Sarah Beth and Daniel climbed into their seats, and finally a waitress brought me a high chair for Rachel. As I sat there by myself, feeding Rachel her supper, I couldn't help but think, "I could be doing this at home." John finally arrived, and then another couple (who was later than we were) came and sat with us. They don't know it, but this couple redeemed the whole party for me.
I don't write this post looking for sympathy. I write it to remind you (and me!) that we need to be on the lookout this season (and always) for people who need some kindness. There are people in our churches and at our social functions who feel lonely and left out. As a family of believers, this should not be.
I am thankful that this happened to me last night because I hope that the next time I am in a similar situation, but on the other side, I remember what it's like to be alone. I want to remember so that I pick myself up out of my comfortable chair, my familiar setting, and my encouraging conversation, and go make someone else feel welcome. How hard is that? And yet how meaningful?


4 comments:
I am so so sorry that happened to you. You are so very right. We all need to be more helpful and kind.

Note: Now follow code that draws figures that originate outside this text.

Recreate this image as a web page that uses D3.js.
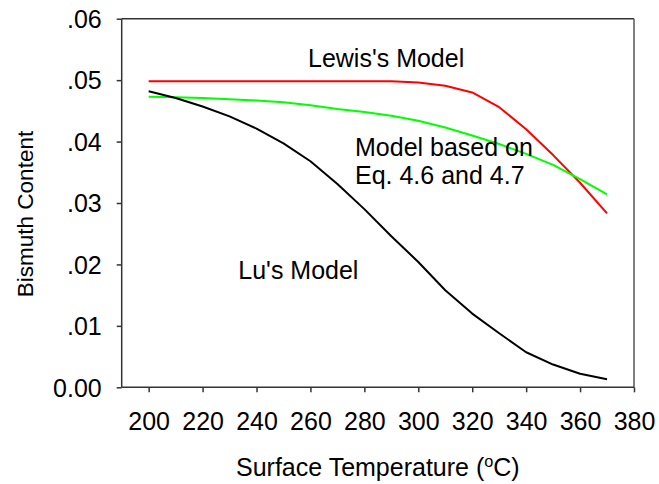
<!DOCTYPE html>
<html>
<head>
<meta charset="utf-8">
<script src="https://cdn.jsdelivr.net/npm/d3@7"></script>
<style>
  html, body { margin: 0; padding: 0; background: #fff; }
  svg { display: block; }
  text { font-family: "Liberation Sans", Arial, sans-serif; fill: #000; }
</style>
</head>
<body>
<div id="chart"></div>
<script>
// ---- Data ----
const temperatures = [200, 210, 220, 230, 240, 250, 260, 270, 280, 290, 300, 310, 320, 330, 340, 350, 360, 370];
const lewisModel = [0.0498, 0.0498, 0.0498, 0.0498, 0.0498, 0.0498, 0.0498, 0.0498, 0.0498, 0.0498, 0.0496, 0.0491, 0.0480, 0.0456, 0.0420, 0.0378, 0.0333, 0.0283];
const eqModel    = [0.0473, 0.0472, 0.0471, 0.0469, 0.0467, 0.0464, 0.0459, 0.0453, 0.0448, 0.0442, 0.0434, 0.0423, 0.0410, 0.0396, 0.0380, 0.0362, 0.0339, 0.0314];
const luModel    = [0.0482, 0.0471, 0.0457, 0.0441, 0.0421, 0.0397, 0.0368, 0.0331, 0.0290, 0.0246, 0.0204, 0.0158, 0.0120, 0.0088, 0.0057, 0.0037, 0.0022, 0.0013];
const xTicks = [200, 220, 240, 260, 280, 300, 320, 340, 360, 380];
const yTicks = [0, 0.01, 0.02, 0.03, 0.04, 0.05, 0.06];
const yTickLabels = ["0.00", ".01", ".02", ".03", ".04", ".05", ".06"];

(function () {
const W = 659, H = 484;
const pL = 121.7, pR = 634, pT = 18.7, pB = 387.3;

const svg = d3.select("#chart").append("svg").attr("width", W).attr("height", H);

const x = d3.scaleLinear().domain([190, 380]).range([pL, pR]);
const y = d3.scaleLinear().domain([0, 0.06]).range([pB, pT]);

const axisColor = "#333";
const fs = 25;

// Frame (top and right)
svg.append("line").attr("x1", pL).attr("x2", pR).attr("y1", pT).attr("y2", pT)
  .attr("stroke", axisColor).attr("stroke-width", 1.5);
svg.append("line").attr("x1", pR).attr("x2", pR).attr("y1", pT).attr("y2", pB)
  .attr("stroke", "#555").attr("stroke-width", 1.5);

// Y axis
const yAxis = d3.axisLeft(y).tickValues(yTicks).tickSize(5).tickPadding(15)
  .tickFormat((d, i) => yTickLabels[i]);
const gy = svg.append("g").attr("transform", `translate(${pL},0)`).call(yAxis);
gy.select(".domain").attr("stroke", axisColor).attr("stroke-width", 1.5).attr("d", `M0,${pT}V${pB}`);
gy.selectAll(".tick line").attr("stroke", axisColor).attr("stroke-width", 1.5);
gy.selectAll(".tick text").attr("font-size", fs).attr("font-family", "Liberation Sans, Arial, sans-serif").attr("fill", "#000").attr("dy", "0.35em");

// X axis
const xAxis = d3.axisBottom(x).tickValues(xTicks).tickSize(5).tickPadding(20);
const gx = svg.append("g").attr("transform", `translate(0,${pB})`).call(xAxis);
gx.select(".domain").attr("stroke", axisColor).attr("stroke-width", 1.5).attr("d", `M${pL},0H${pR}`);
gx.selectAll(".tick line").attr("stroke", axisColor).attr("stroke-width", 1.5);
gx.selectAll(".tick text").attr("font-size", fs).attr("font-family", "Liberation Sans, Arial, sans-serif").attr("fill", "#000").attr("dy", "0.71em");

// Lines
const series = [
  { values: lewisModel, color: "#ff0000" },
  { values: eqModel, color: "#00ff00" },
  { values: luModel, color: "#000000" }
];
const line = d3.line().x((d, i) => x(temperatures[i])).y(d => y(d)).curve(d3.curveLinear);
series.forEach(s => {
  svg.append("path").datum(s.values).attr("d", line)
    .attr("fill", "none").attr("stroke", s.color).attr("stroke-width", 2).attr("stroke-linejoin", "round");
});

// Annotations
svg.append("text").attr("x", 308).attr("y", 66.7).attr("font-size", fs).text("Lewis's Model");
svg.append("text").attr("x", 355).attr("y", 155.7).attr("font-size", fs).text("Model based on");
svg.append("text").attr("x", 355).attr("y", 184.3).attr("font-size", fs).text("Eq. 4.6 and 4.7");
svg.append("text").attr("x", 238.3).attr("y", 279).attr("font-size", fs).text("Lu's Model");

// Axis titles
const xt = svg.append("text").attr("x", (pL + pR) / 2).attr("y", 476)
  .attr("text-anchor", "middle").attr("font-size", fs);
xt.append("tspan").text("Surface Temperature (");
xt.append("tspan").attr("font-size", fs * 0.65).attr("dy", -9).text("o");
xt.append("tspan").attr("dy", 9).text("C)");

svg.append("text").attr("transform", `translate(33,214) rotate(-90)`)
  .attr("text-anchor", "middle").attr("font-size", 22.5).text("Bismuth Content");
})();
</script>
</body>
</html>
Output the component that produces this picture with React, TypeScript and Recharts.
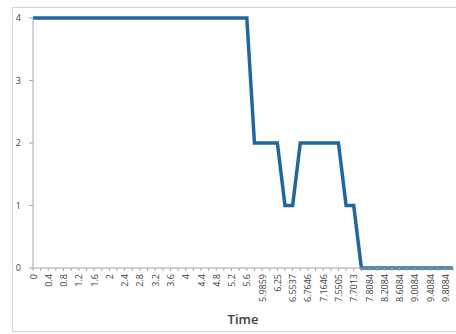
import React from "react";
import { LineChart, Line, XAxis, YAxis } from "recharts";

// category axis: one entry per sample, labels shown on every other one
const timeLabels = [
  "0", "0.2", "0.4", "0.6", "0.8", "1", "1.2", "1.4", "1.6", "1.8",
  "2", "2.2", "2.4", "2.6", "2.8", "3", "3.2", "3.4", "3.6", "3.8",
  "4", "4.2", "4.4", "4.6", "4.8", "5", "5.2", "5.4", "5.6", "5.7859",
  "5.9859", "6.05", "6.25", "6.3537", "6.5537", "6.5646", "6.7646", "6.9646", "7.1646", "7.3505",
  "7.5505", "7.6013", "7.7013", "7.7548", "7.8084", "8.0084", "8.2084", "8.4084", "8.6084", "8.8084",
  "9.0084", "9.2084", "9.4084", "9.6084", "9.8084", "10.0084",
];

const stateValues = [
  4, 4, 4, 4, 4, 4, 4, 4, 4, 4,
  4, 4, 4, 4, 4, 4, 4, 4, 4, 4,
  4, 4, 4, 4, 4, 4, 4, 4, 4, 2,
  2, 2, 2, 1, 1, 2, 2, 2, 2, 2,
  2, 1, 1, 0, 0, 0, 0, 0, 0, 0,
  0, 0, 0, 0, 0, 0,
];

const yTicks = [0, 1, 2, 3, 4];

const data = timeLabels.map((t, i) => ({ time: t, value: stateValues[i] }));

const FONT = "'Open Sans', 'Liberation Sans', sans-serif";

function TimeTick(props: any) {
  const { x, y, payload, index } = props;
  if (index % 2 !== 0) return null;
  return (
    <text
      x={0}
      y={0}
      transform={`translate(${x},${y + 1}) rotate(-90)`}
      textAnchor="end"
      dominantBaseline="central"
      fontSize={9}
      fill="#404040"
      fontFamily={FONT}
    >
      {payload.value}
    </text>
  );
}

export default function App() {
  return (
    <div
      style={{
        position: "fixed",
        left: 0,
        top: 0,
        width: 456,
        height: 334,
        background: "#fff",
        overflow: "hidden",
      }}
    >
      <div
        style={{
          position: "absolute",
          left: 12,
          top: 7,
          width: 460,
          height: 323,
          border: "1px solid #d4d4d4",
        }}
      />
      <div style={{ position: "absolute", left: 0, top: 0 }}>
        <LineChart
          width={456}
          height={334}
          data={data}
          margin={{ top: 18, right: 3, bottom: 0, left: 0 }}
        >
          <XAxis
            dataKey="time"
            interval={0}
            height={66}
            tick={<TimeTick />}
            tickSize={3}
            stroke="#a6a6a6"
            tickLine={{ stroke: "#a6a6a6" }}
            label={{
              value: "Time",
              position: "insideBottom",
              offset: 10,
              fontSize: 13,
              fontWeight: 600,
              fill: "#404040",
              fontFamily: FONT,
            }}
          />
          <YAxis
            domain={[0, 4]}
            ticks={yTicks}
            width={33}
            tickSize={4}
            tickMargin={8}
            stroke="#a6a6a6"
            tick={{ fontSize: 9, fill: "#404040", fontFamily: FONT }}
          />
          <Line
            type="linear"
            dataKey="value"
            stroke="#21679f"
            strokeWidth={3.5}
            dot={false}
            isAnimationActive={false}
          />
        </LineChart>
      </div>
    </div>
  );
}
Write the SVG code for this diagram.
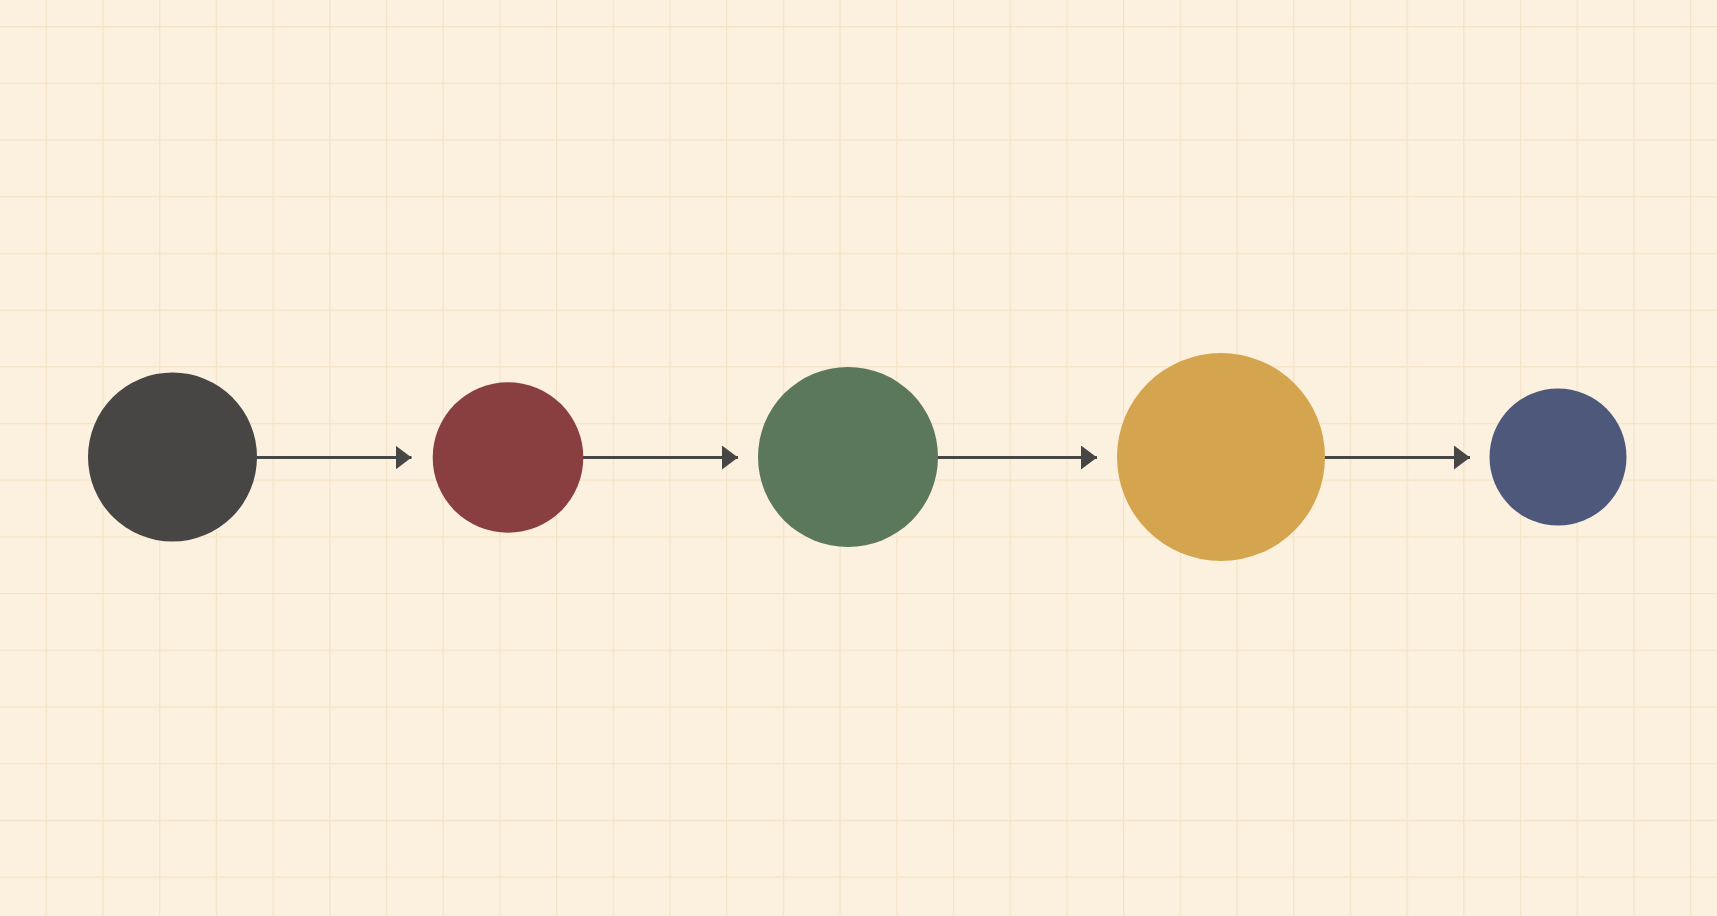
<svg xmlns="http://www.w3.org/2000/svg" width="1717" height="916" viewBox="0 0 1717 916">
  <defs>
    <pattern id="grid" patternUnits="userSpaceOnUse" x="45.7" y="26" width="56.7" height="56.7">
      <path d="M0.6 0V56.7M0 0.6H56.7" fill="none" stroke="#f3e3c6" stroke-width="1.3"/>
    </pattern>
    <marker id="arrow" viewBox="0 0 16 24" refX="16" refY="12" markerWidth="16" markerHeight="24" markerUnits="userSpaceOnUse" orient="auto">
      <path d="M0 0L16 12L0 24Z" fill="#474645"/>
    </marker>
  </defs>
  <style>
    .edge { stroke: #474645; stroke-width: 3.2; fill: none; }
  </style>
  <rect width="1717" height="916" fill="#fcf1de"/>
  <rect width="1717" height="916" fill="url(#grid)"/>
  <g id="connectors">
    <line class="edge" x1="256" y1="457.5" x2="411.5" y2="457.5" marker-end="url(#arrow)"/>
    <line class="edge" x1="583" y1="457.5" x2="738" y2="457.5" marker-end="url(#arrow)"/>
    <line class="edge" x1="937" y1="457.5" x2="1097" y2="457.5" marker-end="url(#arrow)"/>
    <line class="edge" x1="1324" y1="457.5" x2="1470" y2="457.5" marker-end="url(#arrow)"/>
  </g>
  <g id="node-1"><circle cx="172.5" cy="457" r="84.5" fill="#474645"/></g>
  <g id="node-2"><circle cx="508" cy="457.5" r="75.3" fill="#893e40"/></g>
  <g id="node-3"><circle cx="848" cy="457" r="90" fill="#5b785c"/></g>
  <g id="node-4"><circle cx="1221" cy="457" r="104" fill="#d4a54e"/></g>
  <g id="node-5"><circle cx="1558" cy="457" r="68.5" fill="#4d587b"/></g>
</svg>
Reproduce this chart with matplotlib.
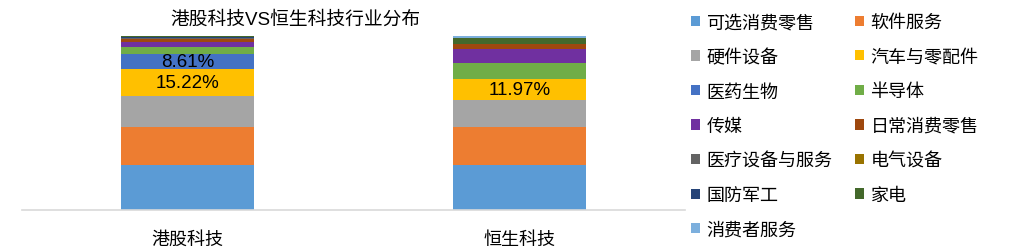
import numpy as np
import matplotlib.pyplot as plt
from matplotlib.patches import Patch

plt.rcParams['font.family'] = ['Liberation Sans', 'Noto Sans CJK SC', 'DejaVu Sans']

#--------------------------------------
categories = ['港股科技', '恒生科技']
sectors    = ['可选消费零售', '软件服务', '硬件设备', '汽车与零配件', '医药生物', '半导体',
              '传媒', '日常消费零售', '医疗设备与服务', '电气设备', '国防军工', '家电', '消费者服务']
colors     = ['#5B9BD5', '#ED7D31', '#A5A5A5', '#FFC000', '#4472C4', '#70AD47',
              '#7030A0', '#9E480E', '#636363', '#997300', '#264478', '#43682B', '#7CAFDD']

# share of each sector (%) for 港股科技 / 恒生科技
ggkj = [26.0, 21.8, 17.6, 15.22, 8.61, 4.4, 2.9, 1.3, 0.7, 0.2, 0.8, 0.2, 0.1]
hskj = [26.0, 21.8, 15.3, 11.97, 0.0, 9.2, 8.0, 2.9, 0.0, 0.0, 0.0, 3.4, 1.3]

# which segments carry a data label: (bar index, sector index)
labelled = [(0, 3), (0, 4), (1, 3)]
#--------------------------------------
data = np.array([ggkj, hskj])
x    = np.arange(len(categories))

fig = plt.figure(figsize=(10.19, 2.53), dpi=100)
ax  = fig.add_axes([22/1019, 42/253, 663/1019, 174.3/253])

bottom = np.zeros(len(categories))
for i, name in enumerate(sectors):
    ax.bar(x, data[:, i], 0.4, bottom=bottom, color=colors[i], label=name)
    for b, s in labelled:
        if s == i:
            ax.text(x[b], bottom[b] + data[b, i]/2, '{:.2f}%'.format(data[b, i]),
                    ha='center', va='center', fontsize=13.5, color='black')
    bottom += data[:, i]

ax.set_xlim(-0.5, 1.5)
ax.set_ylim(0, 100)
ax.set_yticks([])
ax.set_xticks(x)
ax.set_xticklabels(categories, fontsize=13)
ax.tick_params(axis='x', length=0, pad=15)
for sp in ['top', 'left', 'right']:
    ax.spines[sp].set_visible(False)
ax.spines['bottom'].set_color('#D9D9D9')
ax.spines['bottom'].set_linewidth(1.2)

fig.text(295/1019, 1 - 20/253, '港股科技VS恒生科技行业分布', ha='center', va='center', fontsize=13.5)

# legend row-major order, 2 columns
handles = [Patch(facecolor=c, edgecolor='none') for c in colors]
order = list(range(0, len(sectors), 2)) + list(range(1, len(sectors), 2))
fig.legend([handles[k] for k in order], [sectors[k] for k in order],
           ncol=2, loc='upper left', bbox_to_anchor=(684/1019, 1 - 8/253),
           frameon=False, fontsize=13, handlelength=0.5, handleheight=0.5,
           handletextpad=0.35, labelspacing=0.97, columnspacing=1.25, borderaxespad=0)

fig.savefig('out.png', dpi=100)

Now, keeping it real....We love your church but we were out for 4 weeks due to all 4 of us being sick. One person came by market to check on us and one called. This is out of 400 members. Not the pastor or his wife or anyone else. My hubby sings in the choir, I lead a small group, our children attend a large Sunday school class that has not one but two teachers and are part of the Sonshine club. NOONE checked on them, NOONE! I was one upset Momma! So, that's my story...just keeping it real and praying for God's guidance.
Thanks for this post! love you sweet friend! Blessings!
Marva, I know! We are supposed to be a family, but sometimes it seems that we couldn't care less about each other. What does this say to the world about Christians? Why would they want to become one? As I write this, I know that I am judging myself, as well, because I often don't reach out to others like I should.
Oh Nikki I am so sorry. I am to blame for some of your pain and I feel horrible. When we found a seat the people we sat with said they were going to move over to your table and I discouraged them because I wanted to be sure that my daughter and husband got to sit with you all. I thought you'd enjoy their company more than us old fogies. I hate with all my heart that I opened my mouth and didn't remain quiet. My actions hurt you and I am so incredibly sorry. I am awfully shy and have never blogged or really exposed my feelings in public forms but I need to say: I would change that night if I could. Reading your blog this morning makes me see the need to push out of my comfort zone and make myself more available to others, as hard as that is for me personally to do. I hope you will find a little consolation from my reply as I learned from your blog today doing/saying nothing in fear of saying something wrong can in fact hurt more than saying nothing at all. I am truly sorry for my actions the other night. Kathy McManus
Thank you, Kathy, but I hope you don't beat yourself up over this. I have done the same thing, too, because it is much easier to do nothing. I certainly did not mean to condemn the people at the party; I have seen this happen at every church I have been a part of, and I have been guilty of it, too. My hope in writing this was that my readers would make an effort to befriend those around them, that just a little effort is all it usually takes.
I have had several responses via facebook about this post, and a lot of people seem to be appreciative of this post because it is so easy to forget what it's like to be on the outside...even for just a few minutes.
Thank you for finding my blog and leaving this comment.